I built and led multi-wavelength efforts (in international collaborations PHANGS, MHONGOOSE, LGLBS) that pair modern HI, CO (used to derive H2), mid-IR and UV, at matched resolution to isolate the drivers of the molecular gas fraction and star formation efficiency.
As leader of the PHANGS HI & Radio Continuum science working group, I coordinated world-class 21 cm maps into a survey famous for its CO and JWST views.
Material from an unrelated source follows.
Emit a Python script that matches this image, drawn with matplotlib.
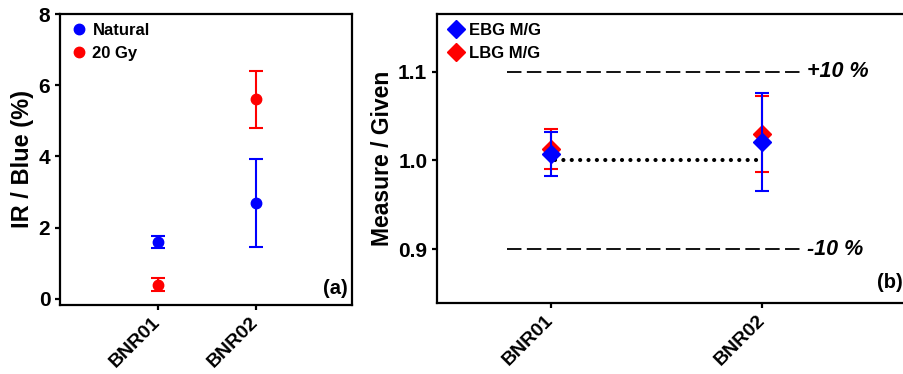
import matplotlib
matplotlib.use("Agg")
import matplotlib.pyplot as plt
from matplotlib.lines import Line2D

plt.rcParams['font.family'] = ['Liberation Sans', 'DejaVu Sans']
plt.rcParams['font.weight'] = 'bold'

samples = ["BNR01", "BNR02"]
# panel (a)
natural = [1.6, 2.7]
natural_err_lo = [0.17, 1.23]
natural_err_hi = [0.17, 1.23]
gy20 = [0.4, 5.6]
gy20_err = [0.18, 0.8]
yticks_a = [0, 2, 4, 6, 8]
# panel (b)
ebg = [1.007, 1.021]
ebg_err_lo = [0.024, 0.055]
ebg_err_hi = [0.025, 0.055]
lbg = [1.013, 1.030]
lbg_err_lo = [0.023, 0.043]
lbg_err_hi = [0.023, 0.043]
yticks_b = [0.9, 1.0, 1.1]
ref_upper = 1.1
ref_lower = 0.9
ref_mid = 1.0

fig = plt.figure(figsize=(9.04, 3.74), dpi=100)
W, H = 904, 374
axa = fig.add_axes([60 / W, 1 - 305 / H, (352 - 60) / W, (305 - 14) / H])
axb = fig.add_axes([437 / W, 1 - 303 / H, (912 - 437) / W, (303 - 14) / H])

x = [1, 2]
blue = "#0000ff"
red = "#ff0000"

# Panel a
axa.errorbar(x, natural, yerr=[natural_err_lo, natural_err_hi], fmt='o', color=blue,
             ms=7.5, capsize=4.8, elinewidth=1.5, capthick=1.5, zorder=3)
axa.errorbar(x, gy20, yerr=gy20_err, fmt='o', color=red,
             ms=7.5, capsize=4.8, elinewidth=1.5, capthick=1.5, zorder=3)
axa.set_xlim(0, 2.98)
axa.set_ylim(-0.17, 8)
axa.set_yticks(yticks_a)
axa.set_xticks(x)
axa.set_ylabel("IR / Blue (%)", fontsize=17, fontweight='bold', labelpad=3)
axa.text(0.985, 0.025, "(a)", transform=axa.transAxes, ha='right', va='bottom',
         fontsize=14.5, fontweight='bold')
ha = [Line2D([], [], ls='none', marker='o', color=blue, ms=7.5),
      Line2D([], [], ls='none', marker='o', color=red, ms=7.5)]
axa.legend(ha, ["Natural", "20 Gy"], loc='upper left', frameon=False, fontsize=12,
           handletextpad=0.2, borderaxespad=0.15, labelspacing=0.45, handlelength=1.2)

# Panel b
axb.hlines(ref_upper, 0.79, 2.18, colors='black', linestyles=(0, (8, 3)), lw=1.3)
axb.hlines(ref_lower, 0.79, 2.18, colors='black', linestyles=(0, (8, 3)), lw=1.3)
dl = axb.hlines(ref_mid, 1.02, 1.98, colors='black', linestyles=(0, (0.01, 2)), lw=3)
dl.set_capstyle('round')
axb.text(2.215, ref_upper, "+10 %", ha='left', va='center', fontsize=15.5,
         fontweight='bold', style='italic')
axb.text(2.215, ref_lower, "-10 %", ha='left', va='center', fontsize=15.5,
         fontweight='bold', style='italic')
axb.errorbar(x, lbg, yerr=[lbg_err_lo, lbg_err_hi], fmt='D', color=red,
             ms=9.5, capsize=4.8, elinewidth=1.5, capthick=1.5, zorder=3)
axb.errorbar(x, ebg, yerr=[ebg_err_lo, ebg_err_hi], fmt='D', color=blue,
             ms=9.5, capsize=4.8, elinewidth=1.5, capthick=1.5, zorder=4)
axb.set_xlim(0.46, 2.71)
axb.set_ylim(0.8395, 1.165)
axb.set_yticks(yticks_b)
axb.set_yticklabels(["0.9", "1.0", "1.1"])
axb.set_xticks(x)
axb.set_ylabel("Measure / Given", fontsize=16.5, fontweight='bold', labelpad=3)
axb.text(2.665, 0.852, "(b)", ha='right', va='bottom', fontsize=14.5, fontweight='bold')
hb = [Line2D([], [], ls='none', marker='D', color=blue, ms=9),
      Line2D([], [], ls='none', marker='D', color=red, ms=9)]
axb.legend(hb, ["EBG M/G", "LBG M/G"], loc='upper left', frameon=False, fontsize=12,
           handletextpad=0.2, borderaxespad=0.15, labelspacing=0.45, handlelength=1.2)

for ax in (axa, axb):
    for s in ax.spines.values():
        s.set_linewidth(1.6)
    ax.tick_params(axis='both', direction='out', width=1.6, length=3.5, labelsize=15)
    ax.tick_params(axis='x', pad=7, labelsize=14)
    ax.set_xticklabels(samples, rotation=45, ha='right', va='center', rotation_mode='anchor')
    for lab in ax.get_xticklabels() + ax.get_yticklabels():
        lab.set_fontweight('bold')

fig.savefig("out.png", dpi=100)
I study the cold neutral (molecular/atomic) interstellar medium in nearby galaxies. I’m investigating the interplay betweenthe content of neutral atomic gas, (dense) molecular gas, and star formation, and how this gas contributes to the formation of stars. For this, I work with observational data, especially in the radio/mm-cm domain, using e.g. VLA, ALMA, SMA, IRAM-30m, PdBI/NOEMA, or MeerKAT, but I also use NASA’s space telescopes in UV and mid-IR: GALEX, WISE, and Spitzer
(see my Research page).
I completed my PhD in October 2023 as a member of the International Max Planck Research School (IMPRS) at the Argelander Institute of Astronomy at the University of Bonn, supervised by Frank Bigiel and supported by the PHANGS collaboration. Before that, I was at the University of Vienna (Austria) for my M.Sc. (2016-2019) and B.Sc. (2013-2016) in Astrophysics. I have an additional degree (B.A.) in Journalism and Communication Science. You can find more details in my CV

Radio observations of a nearby galaxy, the neutral atomic gas (HI) of the nearby galaxy NGC1512. These gigantic spiral arms are ~12 kpc long; that is, around 8 times the radius of how we see the Milky Way in the optical.
I am a leader of the HI and Radio Continuum Science Working group within the PHANGS collaboration. This project started with a ALMA Large Program and ever since then we collect multi-wavelength data using ground and space telescopes for ~100 galaxies.